Facebook's India Director Returns To California HQ

Further complicating Facebook’s global expansion plans, Kirthiga Reddy is stepping down as the social giant’s managing director in India.

Rather than leaving Facebook, Reddy will be returning to the company’s global headquarters in Menlo Park, California. The timing is terrible for Facebook, and follows a string of negative news from India.

As part of a ruling in favor of Net neutrality, Indian telecom regulators decided to block Facebook’s Free Basics Web service, earlier this week. The move made good on a threat issued by the Telecom Regulatory Authority of India -- an independent regulator of the country’s telecom industry -- late last year.

In response, Marc Andreessen -- a venture capitalist and member of Facebook’s board -- sparked outrage by calling the regulators’ move a form of “anti-colonialism.”

In a tweet, Andreessen said: “Anti-colonialism has been economically catastrophic for the Indian people for decades. Why stop now?”

Rather than anti-colonialist, Indian regulators said they wanted to have Facebook’s Free Basics service suspended because the program violated net neutrality principles by giving people incentives to use certain Web services over others.

In a Facebook post, Reddy said: “It’s a bittersweet moment to share that the return time frame is coming up in the next six to 12 months.”

She is working closely with William Easton and Dan Neary "as we search for my successor in India,”said Reddy. “I have also begun to explore new opportunities at Facebook back at Menlo Park."

According to Facebook, Kirthiga was not involved in its Free Basic initiative during her roughly six years in India.

Critics of Facebook’s program applauded India regulators, earlier this week.

“Today’s decision is a major victory for free speech and for Internet users everywhere, no matter what Mark Zuckerberg’s well-paid public relations team might tell you,” said Evan Greer, campaign director for U.S.-based digital rights group Fight for the Future.

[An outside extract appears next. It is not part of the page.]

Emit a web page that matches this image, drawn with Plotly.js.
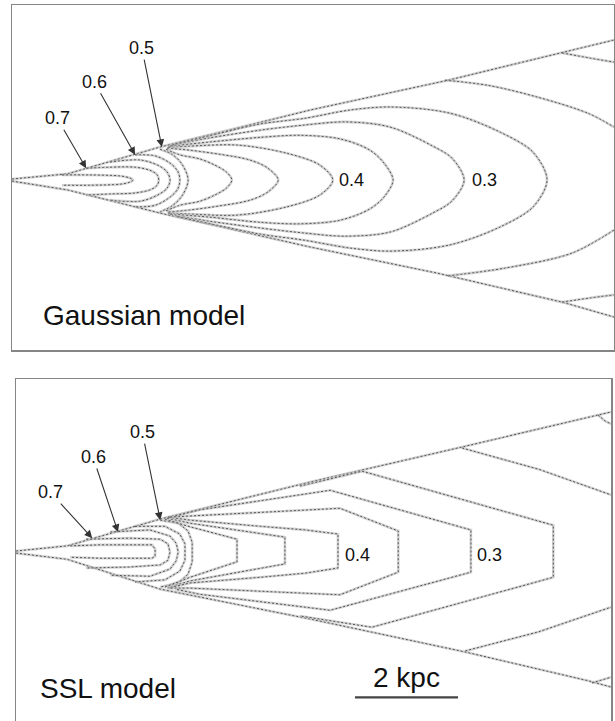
<!DOCTYPE html>
<html><head><meta charset="utf-8">
<script src="https://cdn.plot.ly/plotly-3.0.1.min.js"></script>
<style>html,body{margin:0;padding:0;background:#fff}</style>
</head><body><div id="chart" style="width:615px;height:721px"></div>
<script>
// ---------- Gaussian model (top panel), coordinates in kpc ----------
const gWedgeUpX = [0, 1.07, 2.87, 5.79, 8.47, 10.68, 11.69];
const gWedgeUpY = [0.02, 0.12, 0.64, 1.36, 1.94, 2.47, 2.72];
const gWedgeLoX = [0, 1.07, 2.87, 5.79, 8.27, 10.68, 11.69];
const gWedgeLoY = [-0.02, -0.19, -0.64, -1.30, -1.81, -2.37, -2.66];

const g075X = [0.97, 1.51, 2.10, 2.29, 2.35, 2.29, 2.10, 1.51, 0.97];
const g075Y = [0.10, 0.10, 0.08, 0.04, 0, -0.04, -0.08, -0.10, -0.10];
const g070X = [1.44, 1.90, 2.39, 2.68, 2.82, 2.85, 2.82, 2.68, 2.39, 1.90, 1.44];
const g070Y = [0.23, 0.25, 0.25, 0.19, 0.10, 0, -0.10, -0.19, -0.25, -0.27, -0.29];
const g065X = [1.90, 2.49, 2.83, 3.01, 3.07, 3.01, 2.83, 2.49, 1.90];
const g065Y = [0.35, 0.39, 0.29, 0.16, 0, -0.16, -0.29, -0.41, -0.39];
const g060X = [2.39, 2.78, 3.07, 3.22, 3.26, 3.22, 3.07, 2.78, 2.39];
const g060Y = [0.49, 0.47, 0.33, 0.17, 0, -0.17, -0.33, -0.49, -0.52];
const g055X = [2.87, 3.11, 3.30, 3.42, 3.30, 3.11, 2.87];
const g055Y = [0.60, 0.50, 0.31, 0, -0.31, -0.50, -0.62];
const g050X = [2.99, 3.26, 3.65, 3.94, 4.16, 4.27, 4.16, 3.94, 3.65, 3.26, 2.99];
const g050Y = [0.60, 0.49, 0.41, 0.29, 0.16, 0, -0.16, -0.29, -0.41, -0.49, -0.60];
const g045X = [3.01, 3.46, 4.04, 4.62, 4.97, 5.17, 4.97, 4.62, 4.04, 3.46, 3.01];
const g045Y = [0.62, 0.58, 0.50, 0.39, 0.23, 0, -0.23, -0.39, -0.50, -0.58, -0.62];
const g040X = [3.03, 3.46, 4.37, 5.34, 5.98, 6.23, 5.98, 5.34, 4.37, 3.46, 3.03];
const g040Y = [0.64, 0.66, 0.68, 0.52, 0.29, 0, -0.29, -0.52, -0.68, -0.66, -0.64];
const g035X = [3.07, 3.84, 4.82, 5.59, 6.37, 6.95, 7.24, 7.40, 7.24, 6.95, 6.37, 5.59, 4.82, 3.84, 3.07];
const g035Y = [0.66, 0.74, 0.83, 0.87, 0.80, 0.58, 0.31, 0, -0.31, -0.56, -0.78, -0.85, -0.82, -0.72, -0.66];
const g030X = [3.11, 3.84, 4.82, 5.69, 6.47, 7.34, 8.17, 8.54, 8.78, 8.54, 8.17, 7.34, 6.47, 5.69, 4.82, 3.84, 3.11];
const g030Y = [0.68, 0.82, 0.97, 1.07, 1.13, 1.03, 0.66, 0.43, 0, -0.41, -0.64, -1.01, -1.09, -1.03, -0.93, -0.80, -0.68];
const g025X = [3.17, 4.04, 4.82, 5.69, 6.56, 7.34, 8.50, 9.48, 10.12, 10.39, 10.12, 9.48, 8.50, 7.34, 6.56, 5.69, 4.82, 4.04, 3.17];
const g025Y = [0.70, 0.91, 1.09, 1.20, 1.36, 1.42, 1.30, 0.93, 0.54, 0, -0.52, -0.91, -1.26, -1.38, -1.32, -1.17, -1.05, -0.89, -0.70];
const g020UpX = [8.41, 9.24, 10.21, 11.18, 11.69];
const g020UpY = [1.94, 1.84, 1.61, 1.30, 1.03];
const g020LoX = [8.47, 9.57, 10.87, 11.69];
const g020LoY = [-1.86, -1.71, -1.42, -0.97];
const g015UpX = [10.68, 11.22, 11.69];
const g015UpY = [2.47, 2.37, 2.29];
const g015LoX = [10.68, 11.22, 11.69];
const g015LoY = [-2.37, -2.29, -2.23];

// ---------- SSL model (bottom panel), coordinates in kpc ----------
const sWedgeUpX = [0, 0.99, 2.80, 5.71, 8.66, 11.55];
const sWedgeUpY = [0.02, 0.12, 0.64, 1.36, 2.04, 2.72];
const sWedgeLoX = [0, 0.99, 2.80, 5.71, 8.72, 11.11, 11.55];
const sWedgeLoY = [-0.02, -0.14, -0.72, -1.30, -1.94, -2.50, -2.62];

const s075X = [1.05, 1.63, 2.64, 2.70, 2.70, 2.64, 1.63, 1.05];
const s075Y = [0.12, 0.14, 0.14, 0.06, -0.08, -0.12, -0.12, -0.10];
const s070X = [1.36, 2.21, 2.80, 2.95, 2.99, 2.95, 2.80, 2.21, 1.36];
const s070Y = [0.25, 0.27, 0.25, 0.16, 0, -0.16, -0.25, -0.29, -0.31];
const s065X = [1.83, 2.60, 2.99, 3.11, 3.15, 3.11, 2.99, 2.60, 1.83];
const s065Y = [0.39, 0.43, 0.31, 0.17, 0, -0.17, -0.33, -0.47, -0.45];
const s060X = [2.31, 2.89, 3.18, 3.28, 3.28, 3.18, 2.89, 2.31];
const s060Y = [0.50, 0.50, 0.35, 0.16, -0.16, -0.37, -0.54, -0.58];
const s055X = [2.80, 3.15, 3.34, 3.42, 3.42, 3.34, 3.15, 2.80];
const s055Y = [0.62, 0.56, 0.41, 0.19, -0.19, -0.43, -0.60, -0.68];
const s050X = [2.89, 3.38, 4.29, 4.29, 3.38, 2.89];
const s050Y = [0.64, 0.49, 0.25, -0.19, -0.49, -0.68];
const s045X = [2.93, 3.38, 5.22, 5.22, 3.38, 2.93];
const s045Y = [0.66, 0.56, 0.29, -0.23, -0.56, -0.70];
const s040X = [2.95, 3.38, 4.74, 5.61, 6.25, 6.25, 5.61, 4.74, 3.38, 2.95];
const s040Y = [0.68, 0.62, 0.50, 0.43, 0.35, -0.31, -0.41, -0.49, -0.60, -0.70];
const s035X = [2.99, 3.38, 6.29, 7.42, 7.42, 6.29, 3.38, 2.99];
const s035Y = [0.68, 0.70, 0.85, 0.41, -0.39, -0.83, -0.70, -0.70];
const s030X = [3.09, 3.57, 6.10, 8.83, 8.83, 6.10, 3.57, 3.09];
const s030Y = [0.70, 0.82, 1.20, 0.43, -0.39, -1.13, -0.82, -0.72];
const s025X = [5.51, 6.72, 10.43, 10.43, 6.91, 5.51];
const s025Y = [1.28, 1.57, 0.52, -0.49, -1.46, -1.24];
const s020UpX = [8.66, 10.14, 11.55];
const s020UpY = [2.02, 1.61, 1.11];
const s020LoX = [8.72, 10.14, 11.55];
const s020LoY = [-1.92, -1.55, -1.07];
const s015UpX = [11.30, 11.44, 11.55];
const s015UpY = [2.66, 2.54, 2.49];
const s015LoX = [11.18, 11.55];
const s015LoY = [-2.54, -2.43];

// ---------- labels ----------
const arrowLabels = ['0.5', '0.6', '0.7'];
const gArrowHeadX = [2.91, 2.39, 1.44];
const gArrowHeadY = [0.64, 0.49, 0.23];
const sArrowHeadX = [2.80, 1.98, 1.48];
const sArrowHeadY = [0.62, 0.39, 0.27];
const inlineLabels = ['0.4', '0.3'];
const gInlineX = [6.31, 8.89];
const sInlineX = [6.35, 8.91];
const panelTitles = ['Gaussian model', 'SSL model'];
const scaleBarStart = 6.58;   // kpc
const scaleBarLength = 2;     // kpc
const scaleBarLevel = -2.82;
const scaleBarText = '2 kpc';

// ---------- build traces ----------
const gLines = [
  [gWedgeUpX, gWedgeUpY, 'linear'], [gWedgeLoX, gWedgeLoY, 'linear'],
  [g075X, g075Y, 'spline'], [g070X, g070Y, 'spline'], [g065X, g065Y, 'spline'],
  [g060X, g060Y, 'spline'], [g055X, g055Y, 'spline'], [g050X, g050Y, 'spline'],
  [g045X, g045Y, 'spline'], [g040X, g040Y, 'spline'], [g035X, g035Y, 'spline'],
  [g030X, g030Y, 'spline'], [g025X, g025Y, 'spline'],
  [g020UpX, g020UpY, 'spline'], [g020LoX, g020LoY, 'spline'],
  [g015UpX, g015UpY, 'spline'], [g015LoX, g015LoY, 'spline']
];
const sLines = [
  [sWedgeUpX, sWedgeUpY], [sWedgeLoX, sWedgeLoY],
  [s075X, s075Y], [s070X, s070Y], [s065X, s065Y], [s060X, s060Y], [s055X, s055Y],
  [s050X, s050Y], [s045X, s045Y], [s040X, s040Y], [s035X, s035Y], [s030X, s030Y],
  [s025X, s025Y], [s020UpX, s020UpY], [s020LoX, s020LoY], [s015UpX, s015UpY], [s015LoX, s015LoY]
];

const traces = [];
function addLine(x, y, xa, ya, shape) {
  traces.push({x: x, y: y, xaxis: xa, yaxis: ya, type: 'scatter', mode: 'lines',
    line: {color: 'rgba(190,190,190,0.7)', width: 2.6, shape: shape, smoothing: 0.9},
    hoverinfo: 'skip', showlegend: false});
  traces.push({x: x, y: y, xaxis: xa, yaxis: ya, type: 'scatter', mode: 'lines',
    line: {color: '#555', width: 1, dash: '2px,2px', shape: shape, smoothing: 0.9},
    hoverinfo: 'skip', showlegend: false});
}
gLines.forEach(l => addLine(l[0], l[1], 'x', 'y', l[2]));
sLines.forEach(l => addLine(l[0], l[1], 'x2', 'y2', 'linear'));

// scale bar
traces.push({x: [scaleBarStart, scaleBarStart + scaleBarLength], y: [scaleBarLevel, scaleBarLevel],
  xaxis: 'x2', yaxis: 'y2', type: 'scatter', mode: 'lines',
  line: {color: '#444', width: 2.2}, hoverinfo: 'skip', showlegend: false});

const textFont = {family: 'Liberation Sans, Arial, sans-serif', size: 18, color: '#111'};
const bigFont = {family: 'Liberation Sans, Arial, sans-serif', size: 28, color: '#111'};

const annotations = [];
const gOffsets = [[-20, -99], [-41, -73], [-29, -50]];
const sOffsets = [[-18, -88], [-25, -75], [-42, -46]];
arrowLabels.forEach((t, i) => {
  annotations.push({xref: 'x', yref: 'y', x: gArrowHeadX[i], y: gArrowHeadY[i], text: t,
    showarrow: true, ax: gOffsets[i][0], ay: gOffsets[i][1], arrowhead: 2, arrowsize: 1.4,
    arrowwidth: 1.1, arrowcolor: '#333', standoff: 0, font: textFont});
  annotations.push({xref: 'x2', yref: 'y2', x: sArrowHeadX[i], y: sArrowHeadY[i], text: t,
    showarrow: true, ax: sOffsets[i][0], ay: sOffsets[i][1], arrowhead: 2, arrowsize: 1.4,
    arrowwidth: 1.1, arrowcolor: '#333', standoff: 0, font: textFont});
});
inlineLabels.forEach((t, i) => {
  annotations.push({xref: 'x', yref: 'y', x: gInlineX[i], y: 0, text: t, showarrow: false,
    xanchor: 'left', yanchor: 'middle', font: textFont});
  annotations.push({xref: 'x2', yref: 'y2', x: sInlineX[i], y: -0.06, text: t, showarrow: false,
    xanchor: 'left', yanchor: 'middle', font: textFont});
});
annotations.push({xref: 'paper', yref: 'paper', x: 0.066, y: 1 - 315 / 721, text: panelTitles[0],
  showarrow: false, xanchor: 'left', yanchor: 'middle', font: bigFont});
annotations.push({xref: 'paper', yref: 'paper', x: 0.062, y: 1 - 688 / 721, text: panelTitles[1],
  showarrow: false, xanchor: 'left', yanchor: 'middle', font: bigFont});
annotations.push({xref: 'x2', yref: 'y2', x: scaleBarStart + scaleBarLength / 2, y: scaleBarLevel,
  yshift: 20, text: scaleBarText, showarrow: false, xanchor: 'center', yanchor: 'middle', font: bigFont});

const frame = {color: '#858585', width: 1.5};
const layout = {
  width: 615, height: 721,
  margin: {l: 0, r: 0, t: 0, b: 0},
  paper_bgcolor: '#fff', plot_bgcolor: '#fff',
  showlegend: false,
  xaxis: {domain: [12 / 615, 614 / 615], range: [0, 11.69], showgrid: false, zeroline: false,
    showticklabels: false, ticks: '', showline: true, mirror: true, linecolor: frame.color,
    linewidth: frame.width, anchor: 'y', fixedrange: true},
  yaxis: {domain: [1 - 350 / 721, 1 - 5 / 721], range: [-3.30, 3.40], showgrid: false, zeroline: false,
    showticklabels: false, ticks: '', showline: true, mirror: true, linecolor: frame.color,
    linewidth: frame.width, anchor: 'x', fixedrange: true},
  xaxis2: {domain: [16 / 615, 611 / 615], range: [0, 11.55], showgrid: false, zeroline: false,
    showticklabels: false, ticks: '', showline: true, side: 'top', mirror: false,
    linecolor: frame.color, linewidth: frame.width, anchor: 'y2', fixedrange: true},
  yaxis2: {domain: [0, 1 - 379 / 721], range: [-3.28, 3.36], showgrid: false, zeroline: false,
    showticklabels: false, ticks: '', showline: true, mirror: true, linecolor: frame.color,
    linewidth: frame.width, anchor: 'x2', fixedrange: true},
  annotations: annotations
};
Plotly.newPlot('chart', traces, layout, {displayModeBar: false, staticPlot: true});
</script></body></html>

Late last year, Egyptian authorities also pulled the plug on the free Internet service for reasons that they never fully articulated.

Last May, nearly 70 advocacy groups released a letter to Facebook CEO Mark Zuckerberg expressing their opposition to the program.

Formerly known to the world as Internet.org, Free Basics offers broadband access to cell phone users in developing countries, but only lets them visit certain sites -- including Facebook -- for free. As such, critics have accused the social giant of using the service to expand its own footprint, while circumventing the principles of Net neutrality. 

Key to Facebook’s long-term strategy, CEO Mark Zuckerberg has publicly defended the Free Basics program.

In a letter published in the Times of India, last December, Zuckerberg wrote: “If we accept that everyone deserves access to the Internet, then we must surely support free basic Internet services.”